(GIVEN EXERCISE)
Repeat each line of the material below exactly as it appears, minus any pictures.

***** EXTRACTED ENTRIES

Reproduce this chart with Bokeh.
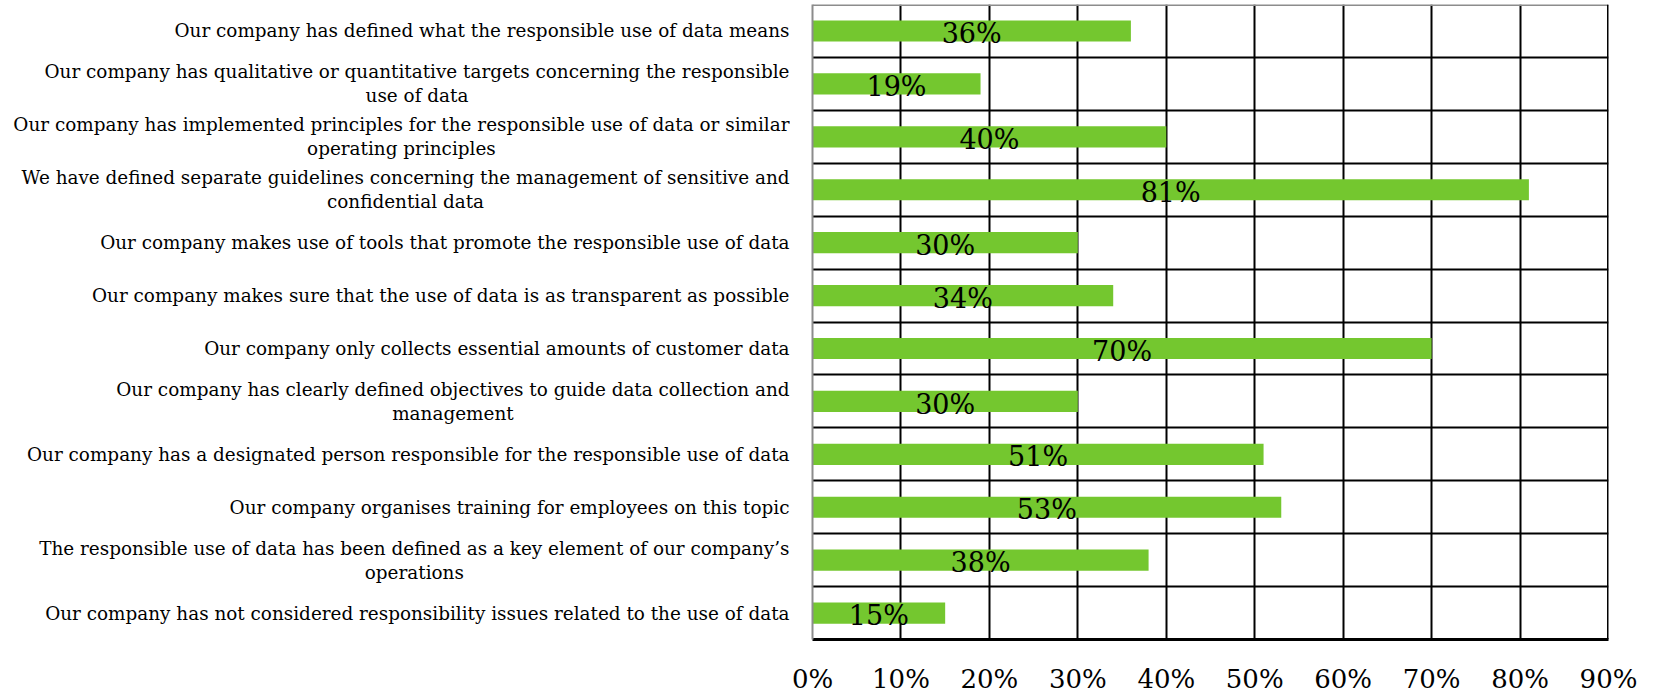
import glob
import subprocess
from bokeh.plotting import figure
from bokeh.layouts import row
from bokeh.models import Range1d, FixedTicker, Span, ColumnDataSource
from bokeh.core.properties import value
from bokeh.embed import file_html
from bokeh.resources import INLINE

categories = [
    "Our company has defined what the responsible use of data means",
    "Our company has qualitative or quantitative targets concerning the responsible\nuse of data",
    "Our company has implemented principles for the responsible use of data or similar\noperating principles",
    "We have defined separate guidelines concerning the management of sensitive and\nconfidential data",
    "Our company makes use of tools that promote the responsible use of data",
    "Our company makes sure that the use of data is as transparent as possible",
    "Our company only collects essential amounts of customer data",
    "Our company has clearly defined objectives to guide data collection and\nmanagement",
    "Our company has a designated person responsible for the responsible use of data",
    "Our company organises training for employees on this topic",
    "The responsible use of data has been defined as a key element of our company\u2019s\noperations",
    "Our company has not considered responsibility issues related to the use of data",
]
values = [36, 19, 40, 81, 30, 34, 70, 30, 51, 53, 38, 15]
x_ticks = [0, 10, 20, 30, 40, 50, 60, 70, 80, 90]
x_tick_labels = ["0%", "10%", "20%", "30%", "40%", "50%", "60%", "70%", "80%", "90%"]

FONT = "DejaVu Serif"
CAT_SIZE = 18.4
GREEN = "#74C72F"

H = 697
TOP = 4
BOTTOM = 58
LEFT_W = 790          # width of the label panel
TEXT_RIGHT = 789      # right edge of category text inside the label panel
CHART_LEFT = 22       # border left of the chart frame (room for the "0%" tick label)
CHART_RIGHT = 40
FRAME_W = 796
LINE_STEP_PX = 12     # half the line spacing of wrapped labels


def find_font_file():
    try:
        out = subprocess.run(["fc-match", "-f", "%{file}", FONT + ":style=Book"],
                             capture_output=True, text=True, timeout=5).stdout.strip()
        if out and "DejaVuSerif" in out:
            return out
    except Exception:
        pass
    hits = glob.glob("/usr/share/fonts/**/DejaVuSerif.ttf", recursive=True)
    return hits[0] if hits else None


def make_measurer():
    try:
        from PIL import ImageFont
        path = find_font_file()
        if path:
            f = ImageFont.truetype(path, CAT_SIZE)
            return lambda s: f.getlength(s)
    except Exception:
        pass
    return lambda s: len(s) * CAT_SIZE * 0.53


measure = make_measurer()

n = len(categories)
y_centers = [n - i - 0.5 for i in range(n)]
px_per_unit = (H - TOP - BOTTOM) / n
step = LINE_STEP_PX / px_per_unit

r_x, r_y, r_text = [], [], []
c_x, c_y, c_text = [], [], []
for y, cat in zip(y_centers, categories):
    lines = cat.split("\n")
    k = len(lines)
    w0 = measure(lines[0])
    for j, line in enumerate(lines):
        yy = y + step * (k - 1) - 2 * step * j
        if j == 0:
            r_x.append(TEXT_RIGHT); r_y.append(yy); r_text.append(line)
        else:
            c_x.append(TEXT_RIGHT - w0 / 2); c_y.append(yy); c_text.append(line)

y_range = Range1d(0, n)

# ---- label panel ----
pl = figure(width=LEFT_W, height=H, output_backend="svg", toolbar_location=None,
            x_range=Range1d(0, LEFT_W), y_range=y_range,
            x_axis_location=None, y_axis_location=None,
            min_border_left=0, min_border_right=0, min_border_top=TOP,
            min_border_bottom=BOTTOM)
pl.outline_line_color = None
pl.grid.visible = False
pl.background_fill_color = "white"
pl.border_fill_color = "white"
pl.text(x=r_x, y=r_y, text=r_text, text_align="right", text_baseline="middle",
        text_font=value(FONT), text_font_size=f"{CAT_SIZE}px", text_color="black")
pl.text(x=c_x, y=c_y, text=c_text, text_align="center", text_baseline="middle",
        text_font=value(FONT), text_font_size=f"{CAT_SIZE}px", text_color="black")

# ---- chart ----
src = ColumnDataSource(dict(
    y=y_centers,
    right=values,
    mid=[v / 2 for v in values],
    ty=[y - 0.05 for y in y_centers],
    label=[f"{v}%" for v in values],
))

p = figure(width=CHART_LEFT + FRAME_W + CHART_RIGHT, height=H, output_backend="svg",
           toolbar_location=None,
           x_range=Range1d(0, x_ticks[-1]), y_range=y_range,
           min_border_left=CHART_LEFT, min_border_right=CHART_RIGHT, min_border_top=TOP,
           min_border_bottom=BOTTOM)
p.outline_line_color = None
p.background_fill_color = "white"
p.border_fill_color = "white"

p.hbar(y="y", left=0, right="right", height=0.4, source=src,
       fill_color=GREEN, line_color=None)
p.text(x="mid", y="ty", text="label", source=src, text_align="center",
       text_baseline="middle", text_font=value(FONT), text_font_size="27px",
       text_color="black")

p.xaxis.ticker = FixedTicker(ticks=x_ticks)
p.xaxis.major_label_overrides = {t: l for t, l in zip(x_ticks, x_tick_labels)}
p.xaxis.major_label_text_font = FONT
p.xaxis.major_label_text_font_size = "26px"
p.xaxis.major_label_text_color = "black"
p.xaxis.major_tick_line_color = None
p.xaxis.minor_tick_line_color = None
p.xaxis.major_label_standoff = 18
p.xaxis.axis_line_color = "black"
p.xaxis.axis_line_width = 3

p.yaxis.ticker = FixedTicker(ticks=[])
p.yaxis.major_label_text_font_size = "0px"
p.yaxis.major_label_standoff = 0
p.yaxis.major_tick_line_color = None
p.yaxis.minor_tick_line_color = None
p.yaxis.axis_line_color = "#8c8c8c"
p.yaxis.axis_line_width = 2

p.xgrid.ticker = FixedTicker(ticks=x_ticks[1:-1])
p.xgrid.grid_line_color = "black"
p.xgrid.grid_line_width = 2
p.ygrid.ticker = FixedTicker(ticks=list(range(1, n)))
p.ygrid.grid_line_color = "black"
p.ygrid.grid_line_width = 2

p.add_layout(Span(location=n, dimension="width", line_color="#8c8c8c", line_width=3))
p.add_layout(Span(location=x_ticks[-1], dimension="height", line_color="black", line_width=3))

layout = row(pl, p, spacing=0)
open("out.html", "w").write(file_html(layout, INLINE))
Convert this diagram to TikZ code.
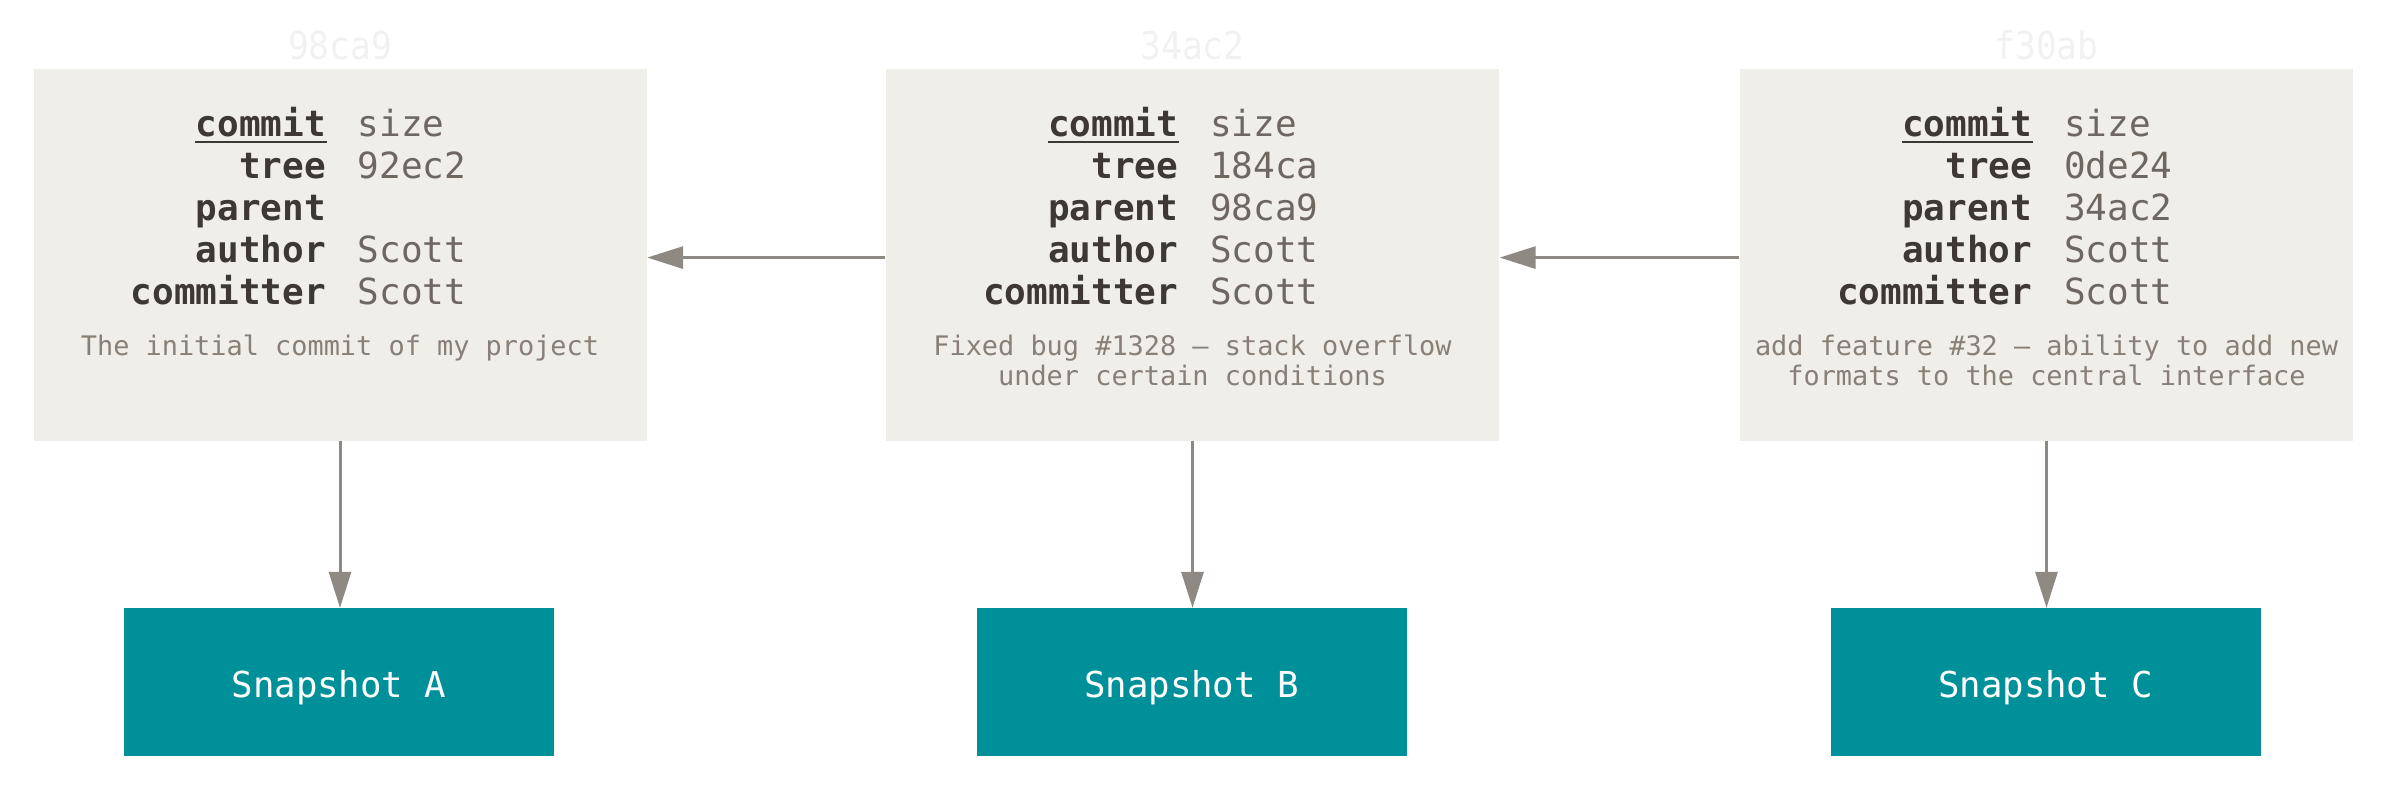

**********

(WRITTEN RESPONSE)
Reproduce this chart with Bokeh.
import glob
import subprocess
from bokeh.plotting import figure
from bokeh.layouts import row
from bokeh.models import Range1d, FixedTicker, Span, ColumnDataSource
from bokeh.core.properties import value
from bokeh.embed import file_html
from bokeh.resources import INLINE

categories = [
    "Our company has defined what the responsible use of data means",
    "Our company has qualitative or quantitative targets concerning the responsible\nuse of data",
    "Our company has implemented principles for the responsible use of data or similar\noperating principles",
    "We have defined separate guidelines concerning the management of sensitive and\nconfidential data",
    "Our company makes use of tools that promote the responsible use of data",
    "Our company makes sure that the use of data is as transparent as possible",
    "Our company only collects essential amounts of customer data",
    "Our company has clearly defined objectives to guide data collection and\nmanagement",
    "Our company has a designated person responsible for the responsible use of data",
    "Our company organises training for employees on this topic",
    "The responsible use of data has been defined as a key element of our company\u2019s\noperations",
    "Our company has not considered responsibility issues related to the use of data",
]
values = [36, 19, 40, 81, 30, 34, 70, 30, 51, 53, 38, 15]
x_ticks = [0, 10, 20, 30, 40, 50, 60, 70, 80, 90]
x_tick_labels = ["0%", "10%", "20%", "30%", "40%", "50%", "60%", "70%", "80%", "90%"]

FONT = "DejaVu Serif"
CAT_SIZE = 18.4
GREEN = "#74C72F"

H = 697
TOP = 4
BOTTOM = 58
LEFT_W = 790          # width of the label panel
TEXT_RIGHT = 789      # right edge of category text inside the label panel
CHART_LEFT = 22       # border left of the chart frame (room for the "0%" tick label)
CHART_RIGHT = 40
FRAME_W = 796
LINE_STEP_PX = 12     # half the line spacing of wrapped labels


def find_font_file():
    try:
        out = subprocess.run(["fc-match", "-f", "%{file}", FONT + ":style=Book"],
                             capture_output=True, text=True, timeout=5).stdout.strip()
        if out and "DejaVuSerif" in out:
            return out
    except Exception:
        pass
    hits = glob.glob("/usr/share/fonts/**/DejaVuSerif.ttf", recursive=True)
    return hits[0] if hits else None


def make_measurer():
    try:
        from PIL import ImageFont
        path = find_font_file()
        if path:
            f = ImageFont.truetype(path, CAT_SIZE)
            return lambda s: f.getlength(s)
    except Exception:
        pass
    return lambda s: len(s) * CAT_SIZE * 0.53


measure = make_measurer()

n = len(categories)
y_centers = [n - i - 0.5 for i in range(n)]
px_per_unit = (H - TOP - BOTTOM) / n
step = LINE_STEP_PX / px_per_unit

r_x, r_y, r_text = [], [], []
c_x, c_y, c_text = [], [], []
for y, cat in zip(y_centers, categories):
    lines = cat.split("\n")
    k = len(lines)
    w0 = measure(lines[0])
    for j, line in enumerate(lines):
        yy = y + step * (k - 1) - 2 * step * j
        if j == 0:
            r_x.append(TEXT_RIGHT); r_y.append(yy); r_text.append(line)
        else:
            c_x.append(TEXT_RIGHT - w0 / 2); c_y.append(yy); c_text.append(line)

y_range = Range1d(0, n)

# ---- label panel ----
pl = figure(width=LEFT_W, height=H, output_backend="svg", toolbar_location=None,
            x_range=Range1d(0, LEFT_W), y_range=y_range,
            x_axis_location=None, y_axis_location=None,
            min_border_left=0, min_border_right=0, min_border_top=TOP,
            min_border_bottom=BOTTOM)
pl.outline_line_color = None
pl.grid.visible = False
pl.background_fill_color = "white"
pl.border_fill_color = "white"
pl.text(x=r_x, y=r_y, text=r_text, text_align="right", text_baseline="middle",
        text_font=value(FONT), text_font_size=f"{CAT_SIZE}px", text_color="black")
pl.text(x=c_x, y=c_y, text=c_text, text_align="center", text_baseline="middle",
        text_font=value(FONT), text_font_size=f"{CAT_SIZE}px", text_color="black")

# ---- chart ----
src = ColumnDataSource(dict(
    y=y_centers,
    right=values,
    mid=[v / 2 for v in values],
    ty=[y - 0.05 for y in y_centers],
    label=[f"{v}%" for v in values],
))

p = figure(width=CHART_LEFT + FRAME_W + CHART_RIGHT, height=H, output_backend="svg",
           toolbar_location=None,
           x_range=Range1d(0, x_ticks[-1]), y_range=y_range,
           min_border_left=CHART_LEFT, min_border_right=CHART_RIGHT, min_border_top=TOP,
           min_border_bottom=BOTTOM)
p.outline_line_color = None
p.background_fill_color = "white"
p.border_fill_color = "white"

p.hbar(y="y", left=0, right="right", height=0.4, source=src,
       fill_color=GREEN, line_color=None)
p.text(x="mid", y="ty", text="label", source=src, text_align="center",
       text_baseline="middle", text_font=value(FONT), text_font_size="27px",
       text_color="black")

p.xaxis.ticker = FixedTicker(ticks=x_ticks)
p.xaxis.major_label_overrides = {t: l for t, l in zip(x_ticks, x_tick_labels)}
p.xaxis.major_label_text_font = FONT
p.xaxis.major_label_text_font_size = "26px"
p.xaxis.major_label_text_color = "black"
p.xaxis.major_tick_line_color = None
p.xaxis.minor_tick_line_color = None
p.xaxis.major_label_standoff = 18
p.xaxis.axis_line_color = "black"
p.xaxis.axis_line_width = 3

p.yaxis.ticker = FixedTicker(ticks=[])
p.yaxis.major_label_text_font_size = "0px"
p.yaxis.major_label_standoff = 0
p.yaxis.major_tick_line_color = None
p.yaxis.minor_tick_line_color = None
p.yaxis.axis_line_color = "#8c8c8c"
p.yaxis.axis_line_width = 2

p.xgrid.ticker = FixedTicker(ticks=x_ticks[1:-1])
p.xgrid.grid_line_color = "black"
p.xgrid.grid_line_width = 2
p.ygrid.ticker = FixedTicker(ticks=list(range(1, n)))
p.ygrid.grid_line_color = "black"
p.ygrid.grid_line_width = 2

p.add_layout(Span(location=n, dimension="width", line_color="#8c8c8c", line_width=3))
p.add_layout(Span(location=x_ticks[-1], dimension="height", line_color="black", line_width=3))

layout = row(pl, p, spacing=0)
open("out.html", "w").write(file_html(layout, INLINE))
Convert this diagram to TikZ code.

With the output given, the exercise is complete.